How is it organized?

·        Either in the form of a company or in the form of a securitization fund.

·        SV incorporated under the form of a company:

o       Available corporate forms are: the public limited company, limited liability company, partnership limited by shares or co-operative organized as a public limited company.

o       The articles of incorporation of the company may authorize its board of directors to create multiple compartments which shall each correspond to a separate portion of its assets and liabilities. This allows for the separate management of each compartment. Hence, a compartment is not affected by the risks or liabilities of other compartments. Any liability concerning a specific compartment, and arising from litigation or liquidation, remains isolated therein and will not affect the other compartments.

·        SV established under the form of a securitization fund:

o       Such mutual funds do not have legal personality. Hence, they may be set up as a co-ownership or as a trust.

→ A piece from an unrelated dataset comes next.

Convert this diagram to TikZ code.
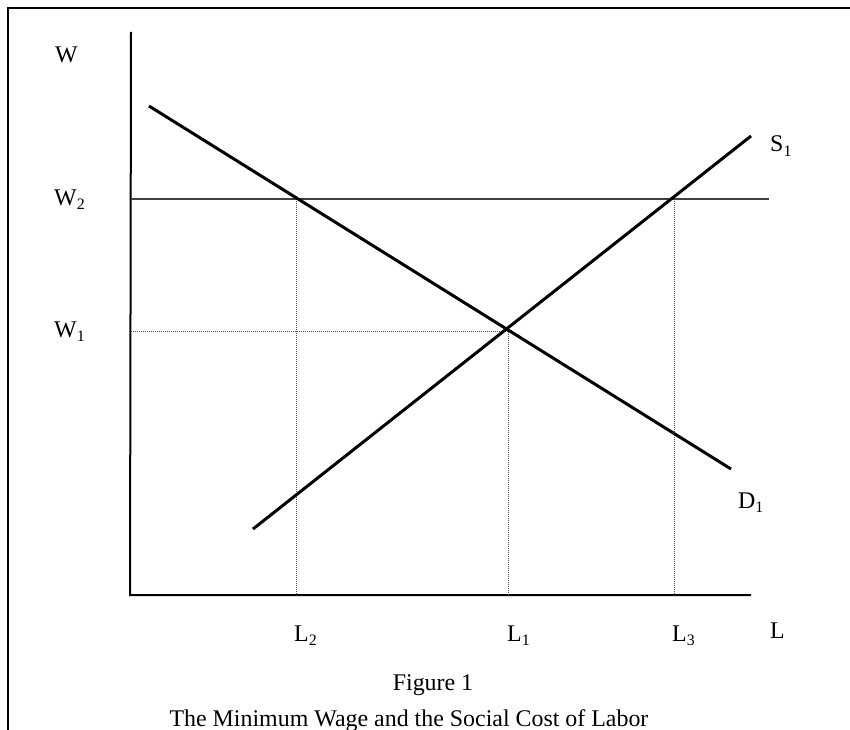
\documentclass[tikz,border=0pt]{standalone}
\usepackage{fontspec}
\setmainfont{Liberation Serif}
\newcommand{\lowsub}[1]{\raisebox{-4.5bp}{\fontsize{16}{18}\selectfont #1}}
\begin{document}
\begin{tikzpicture}[x=1bp,y=-1bp,
  lbl/.style={font=\fontsize{24}{28}\selectfont, inner sep=0pt, anchor=base west},
  captext/.style={font=\fontsize{24}{28}\selectfont, inner sep=0pt, anchor=base},
  curve/.style={line width=3bp, black},
  axis/.style={line width=2bp, black},
  guide/.style={line width=1bp, black!70, dash pattern=on 1bp off 1bp},
  minwage/.style={line width=1.6bp, black!75}]
\useasboundingbox (0,0) rectangle (850,730);
\draw[line width=2.2bp] (8,740) -- (8,8) -- (860,8);
% axes
\coordinate (ytop) at (131,32);
\coordinate (O) at (130,595);
\coordinate (xend) at (751,595);
\draw[axis] (ytop) -- (O) -- (xend);
% key points
\coordinate (w2a) at (131,199);
\coordinate (w2b) at (769,199);
\coordinate (w1a) at (131,331);
\coordinate (E1) at (508,331);
\coordinate (E2) at (296,199);
\coordinate (E3) at (674,199);
\coordinate (b1) at (508,595);
\coordinate (b2) at (296,595);
\coordinate (b3) at (674,595);
% guides
\draw[guide] (w1a) -- (E1) -- (b1);
\draw[guide] (E2) -- (b2);
\draw[guide] (E3) -- (b3);
\draw[minwage] (w2a) -- (w2b);
% curves
\coordinate (d0) at (149,106);
\coordinate (d1) at (731,469);
\coordinate (s0) at (253,529);
\coordinate (s1) at (751,136);
\draw[curve] (d0) -- (d1);
\draw[curve] (s0) -- (s1);
% labels
\node[lbl] (W) at (55,63) {W};
\node[lbl] (W2) at (54,205) {W\lowsub{2}};
\node[lbl] (W1) at (54,337) {W\lowsub{1}};
\node[lbl] (S1) at (770,152) {S\lowsub{1}};
\node[lbl] (D1) at (738,508) {D\lowsub{1}};
\node[lbl] (L2) at (294,641) {L\lowsub{2}};
\node[lbl] (L1) at (507,641) {L\lowsub{1}};
\node[lbl] (L3) at (672,641) {L\lowsub{3}};
\node[lbl] (L) at (770,638) {L};
\node[captext] (fig) at (433,690) {Figure 1};
\node[captext] (title) at (409,726) {The Minimum Wage and the Social Cost of Labor};
\end{tikzpicture}
\end{document}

In either case, the fund must be regulated by management regulations and managed by a management company having legal personality;

o       The management regulations may provide for the creation of multiple compartments, which may each be governed by separate and specific rules and correspond to a distinct co-ownership or fiduciary estate and each may be liquidated separately.

o       Registered office of the SV structured as a company or of the management company of the SV structured as a fund must be located in Luxembourg.

How is it supervised?

·        SV making issue to the public on a non-continuous basis are not subject to the approval and supervision of the CSSF (i.e. the financial services regulator).

·        Only SV which issue securities to the public on a continuous basis must be authorized by the CSSF which shall approve its articles of incorporation (or the management regulations for a fund and the management company) as well as the members of the administrative, management and supervisory bodies, and significant shareholders.

·        Authorized SV must entrust the custody of their liquid assets and securities with a Luxembourg credit institution.

·        Authorized SV are supervised by the CSSF. They must ascertain that they comply with the Law and their obligations. In this respect, the CSSF may require communication of any information or carry out on site investigations and inspect all documents.

·        Appointment of an auditor is required for both, authorized and non-authorized SV.

·        Publication of financial documentation.

How is it taxed?

·        Although a distinction must be drawn between SV organized as securitization funds and SV organized as companies, in both cases, the tax burden of SV is significantly limited.

·        SV organized as funds are flow through entities and not taxable as such in Luxembourg. Unlike other Luxembourg investment funds, they are subscription tax exempt.

·        While SV organized as companies are taxable entities (corporate tax rate at 30.38%), the remuneration of investors (as bondholders or shareholders) and creditors is considered as payment of interests and therefore fully deductible, thereby limiting the tax liability.

·        In addition, SV are not subject to wealth tax, contribution duty is limited to EUR 1,250.- and management services are VAT exempt.

What is the non resident investor’s Luxembourg tax exposure?

There is no Luxembourg tax exposure in the hands of any non-resident involved in the SV.